Urbanisme
Mardi, le collectif «Contre l’enlaidissement de Genève» a manifesté pour dénoncer une «politique d’urbanisme à marche forcée». Le conseiller d’Etat Antonio Hodgers réplique

«Genève en mains des bétonneurs, ça suffit!» Mardi à l’heure du déjeuner, une centaine de personnes ont manifesté sur la place de Neuve contre le Plan directeur cantonal 2030. Une action de plus pour le collectif apolitique «Contre l’enlaidissement de Genève», qui dénonce l’urbanisation effrénée de la cité. Né sur Facebook en 2016, le mouvement, qui regroupe près de 1000 membres, exige un moratoire d’un an.
Surélévations, démolitions, constructions: pour les manifestants, Genève a pris le chemin du «bétonnage sauvage», au détriment du patrimoine bâti. Le constat dressé tient de l’apocalypse: destruction de maisons de maître, suppression d’espaces verts, arrachage d’arbres anciens. Le tout portant dangereusement atteinte au patrimoine, à la qualité de vie, mais aussi à la biodiversité.
Crise du logement «inexistante»
Les membres du collectif, tous des propriétaires de villas défendant jalousement leur pré carré? «Non, il y a des personnes de tous horizons, des locataires, des familles avec peu de moyens qui s’inquiètent de la gentrification des Pâquis ou de la Jonction», détaille Leila el-Wakil, fer de lance du mouvement citoyen, historienne de l’art et architecte. «Tous sont sous le choc face à cette transformation trop rapide, trop importante, qui va à l’encontre du bien commun.»

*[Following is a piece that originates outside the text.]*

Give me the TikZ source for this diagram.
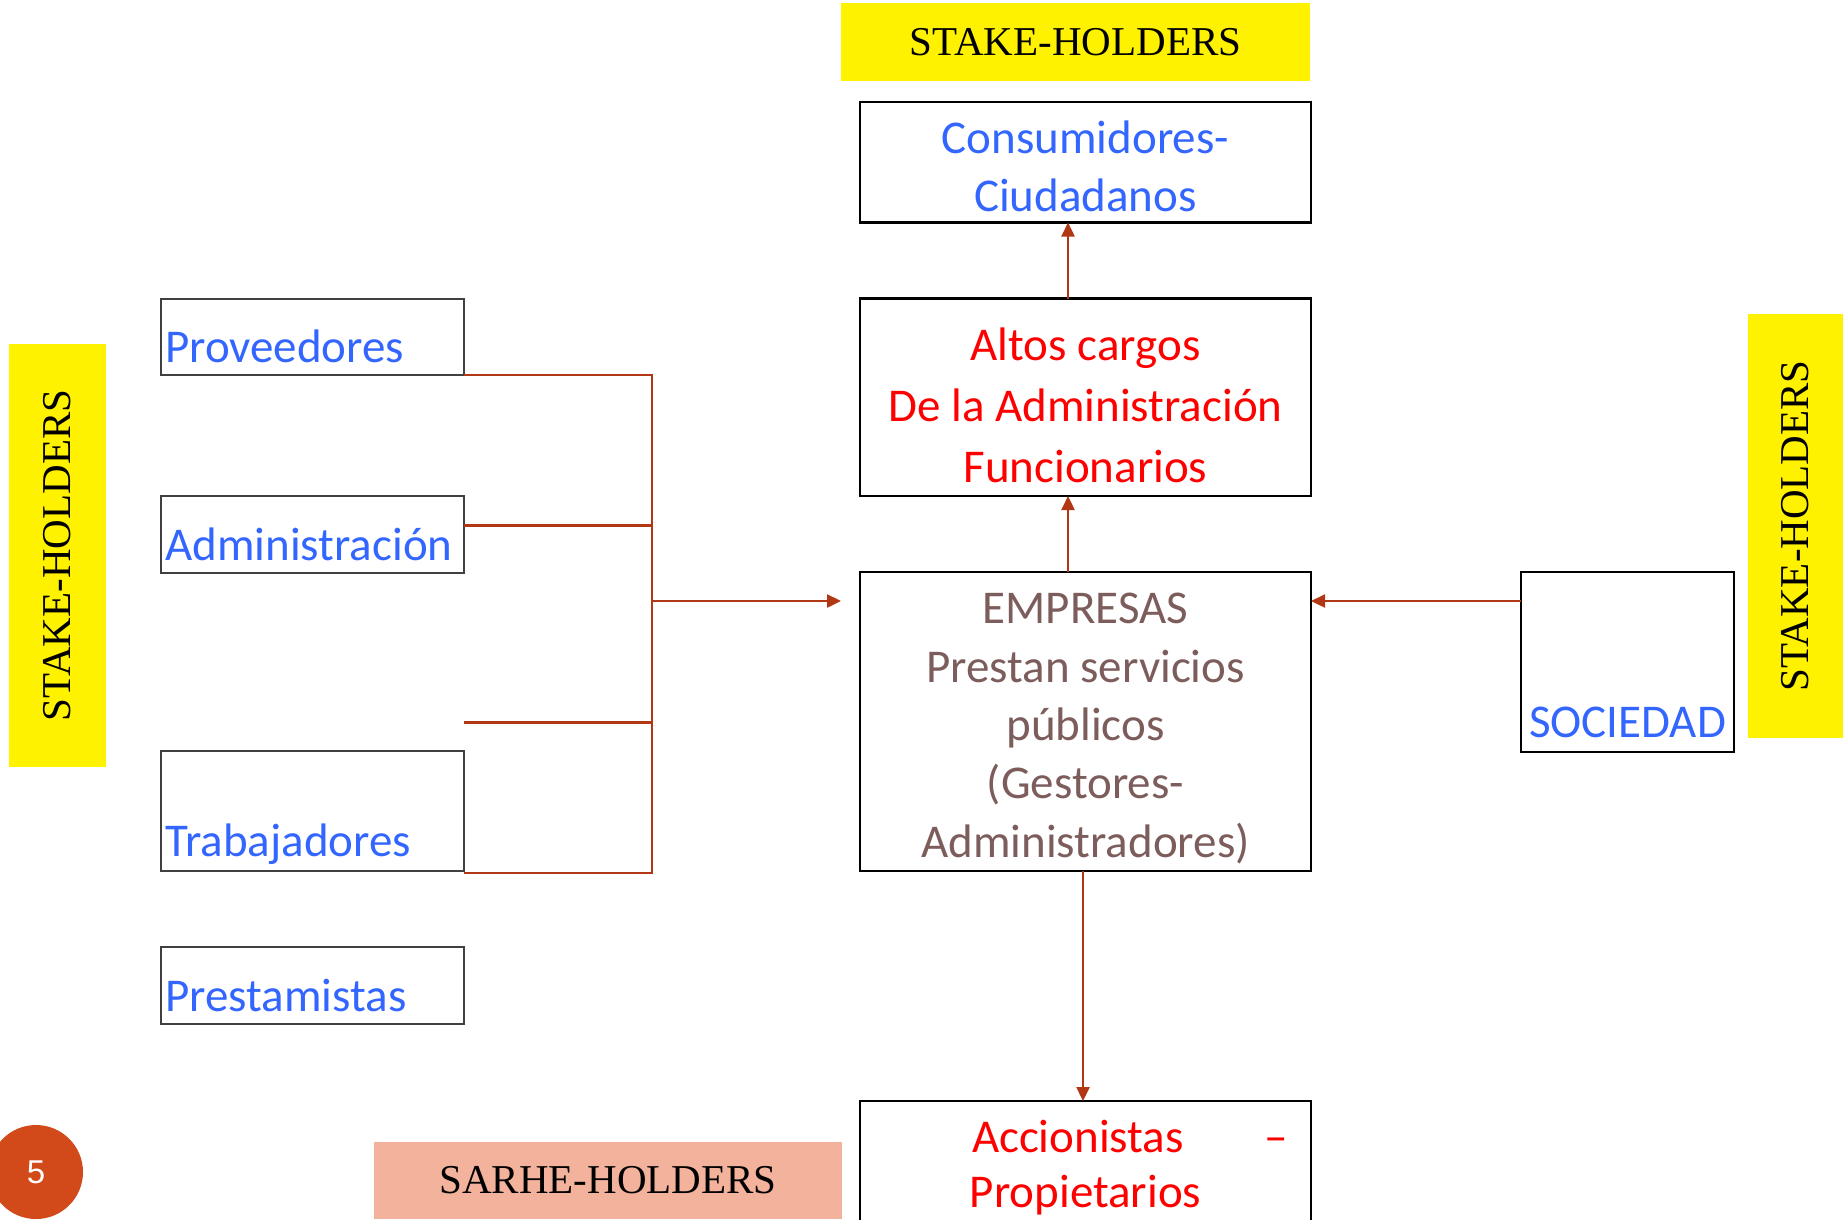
\documentclass[tikz,border=0pt]{standalone}
\usepackage{fontspec}
\setmainfont{Carlito}
\newfontfamily\timesfont{Liberation Serif}
\newfontfamily\arialfont{Liberation Sans}
\usepackage{xcolor}
\usepackage{tikz}
\usetikzlibrary{positioning,shapes,arrows.meta}
\definecolor{linkred}{RGB}{178,55,20}
\definecolor{blueText}{RGB}{51,102,255}
\definecolor{empText}{RGB}{125,92,92}
\definecolor{salmon}{RGB}{243,178,155}
\definecolor{pageorange}{RGB}{210,74,26}
\tikzset{
    holder/.style={
        rectangle,
        fill=yellow,
        text centered,
        inner sep=0pt,
        font=\timesfont\fontsize{41}{41}\selectfont
    },
    arrow/.style={
        -{Triangle[length=14pt,width=13pt]},
        draw=linkred,
        line width=2.4pt
    },
    link/.style={
        draw=linkred,
        line width=2.4pt
    }
}
\tikzstyle{mainbox} = [rectangle, draw=black, line width=2.6pt, minimum width=451pt, inner sep=0pt, outer sep=0pt, align=center, font=\fontsize{47}{55}\selectfont]
\tikzstyle{boxtext} = [inner sep=0pt, align=center]
\tikzstyle{sidebox} = [rectangle, draw=black!75, line width=1.8pt, minimum width=303pt, inner sep=0pt, outer sep=0pt]
\tikzstyle{sidetext} = [text=blueText, font=\fontsize{47}{53}\selectfont, inner sep=0pt, anchor=base west, xshift=4pt, yshift=13pt]

\begin{document}
\begin{tikzpicture}[x=1pt, y=-1pt]
          \clip (0,0) rectangle (1843,1219);
          \node (holdtop) [holder, minimum width=469pt, minimum height=78pt] at (1075.5,42) {STAKE-HOLDERS};
          \node (holdleft) [holder, rotate=90, minimum width=423pt, minimum height=97pt] at (57.5,555.5) {STAKE-HOLDERS};
          \node (holdright) [holder, rotate=90, minimum width=424pt, minimum height=95pt] at (1795.5,526) {STAKE-HOLDERS};
          \node (share) [holder, fill=salmon, minimum width=468pt, minimum height=77pt] at (608,1180.5) {SARHE-HOLDERS};
          \node (page) [circle, fill=pageorange, minimum size=94pt, inner sep=0pt, text=white, font=\arialfont\fontsize{33}{33}\selectfont] at (36,1172) {5};
          \node (cons) [mainbox, minimum height=120.5pt, label={[boxtext, text=blueText, font=\fontsize{47}{58}\selectfont, yshift=-4pt]center:{Consumidores-\\Ciudadanos}}] at (1085.5,162.25) {};
          \node (altos) [mainbox, below=76pt of cons, minimum height=197.5pt, label={[boxtext, text=red, font=\fontsize{47}{61}\selectfont, yshift=-8pt]center:{Altos cargos\\De la Administración\\Funcionarios}}] {};
          \node (emp) [mainbox, below=76pt of altos, minimum height=299pt, label={[boxtext, text=empText, font=\fontsize{47}{58.4}\selectfont, yshift=-7pt]center:{EMPRESAS\\Prestan servicios\\públicos\\(Gestores-\\Administradores)}}] {};
          \node (acc) [mainbox, below=230pt of emp, minimum height=134pt, text=red] {\makebox[405pt]{\hspace{89pt}Accionistas\hfill –}\\Propietarios};
          \node (soc) [rectangle, draw=black, line width=2.6pt, outer sep=0pt, minimum width=213pt, minimum height=180pt, label={[text=blueText, font=\fontsize{47}{53}\selectfont, inner sep=0pt, anchor=base, yshift=15pt]south:SOCIEDAD}] at (1627.5,662) {};
          \node (prov) [sidebox, minimum height=76pt, label={[sidetext]south west:Proveedores}] at (312.5,337) {};
          \node (adm) [sidebox, below=121pt of prov, minimum height=77pt, label={[sidetext]south west:Administración}] {};
          \node (trab) [sidebox, below=178pt of adm, minimum height=120pt, label={[sidetext, yshift=1.5pt]south west:Trabajadores}] {};
          \node (prest) [sidebox, below=76pt of trab, minimum height=77pt, label={[sidetext]south west:Prestamistas}] {};
          \coordinate (hub) at (652,601);
          \coordinate (stub) at (464,722.5);
          \coordinate (socin) at ([yshift=61pt]soc.west);
          \draw [link] (prov.south east) -| (hub);
          \draw [link] ([yshift=9pt]adm.east) -| (hub);
          \draw [link] (stub) -| (hub);
          \draw [link] ([yshift=-2pt]trab.south east) -| (hub);
          \draw [arrow, shorten >=19pt] (hub) -- (hub -| emp.west);
          \draw [arrow] ([xshift=-17.5pt]emp.north) -- ([xshift=-17.5pt]altos.south);
          \draw [arrow] ([xshift=-17.5pt]altos.north) -- ([xshift=-17.5pt]cons.south);
          \draw [arrow] ([xshift=-2.5pt]emp.south) -- ([xshift=-2.5pt]acc.north);
          \draw [arrow] (socin) -- (socin -| emp.east);
        \end{tikzpicture}
\end{document}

Et la crise du logement, alors? «Inexistante», selon Christian Gottschall, géographe et membre de l’association Pic vert, qui rassemble les propriétaires de villas. «Des milliers de bureaux sont vides, des projets pharaoniques comme le PAV stagnent, des terrains déclassés restent inexploités.» A ses yeux, l’Etat n’a qu’un but: «Accueillir 100 000 nouveaux habitants sur un espace réduit, alors qu’il faudrait au contraire repenser la croissance à la baisse. A force d’agir sans concertation, les recours s’accumulent. On va dans le mur.»
L’héritage architectural en péril
Pour Leila el-Wakil, cette densification met en péril l’héritage architectural genevois. «L’Etat pratique la politique du coup par coup, attaque partout sans cohérence.» Exemples: sur le plateau de Saint-Georges au Petit-Lancy, à Chêne-Bougeries et Grange-Canal, dans les villages «autrefois préservés» de Troinex et Bernex, où les villas du XIXe siècle disparaissent. Selon elle, Genève vivrait même un phénomène d’acculturation. «On veut tourner brusquement une page, remplacer le patrimoine d’hier par du béton sans âme. C’est oublier que le futur est dans le passé.»
Critiqué pour sa «politique libérale», le chef du Département de l’aménagement, du logement et de l’énergie se défend. «Je ne suis pas l’apôtre de la croissance absolue, prévient d’emblée Antonio Hodgers. Genève importe chaque jour 130 000 frontaliers pendulaires avec les problèmes de mobilité qu'on connaît. Il est temps que la ville assume enfin son statut de métropole économique et rattrape un retard de plus de vingt ans en matière de logements et d'infrastructures.»
Espaces verts
A Genève, la zone villa représente 47% du territoire bâti, mais n’héberge que 13% de la population. «L’urbanisation ne touchera qu’à 11% de cette zone, c’est très peu, précise le conseiller d’Etat. Sans bétonner à tout va, mais en créant au contraire 60 hectares d’espaces verts et publics sur l’ensemble du canton. Le patrimoine fait lui aussi l'objet d'une attention particulière: «Un recensement architectural exhaustif du canton est en cours. Sacrifier la villa des Feuillantines pour bâtir la future Cité de la musique n’a certes pas été un choix facile, reconnaît Antonio Hodgers, mais on ne peut pas tout garder, il faut aussi penser au patrimoine de demain.»
Face à «l’alliance des conservateurs», le magistrat reste serein. «Tout changement suscite une résistance, estime-t-il. Les manifestants sont nostalgiques d’une Genève des années 70-80 qui n’existe déjà plus. Or, développer ne signifie pas enlaidir. Une ville vivante se renouvelle.»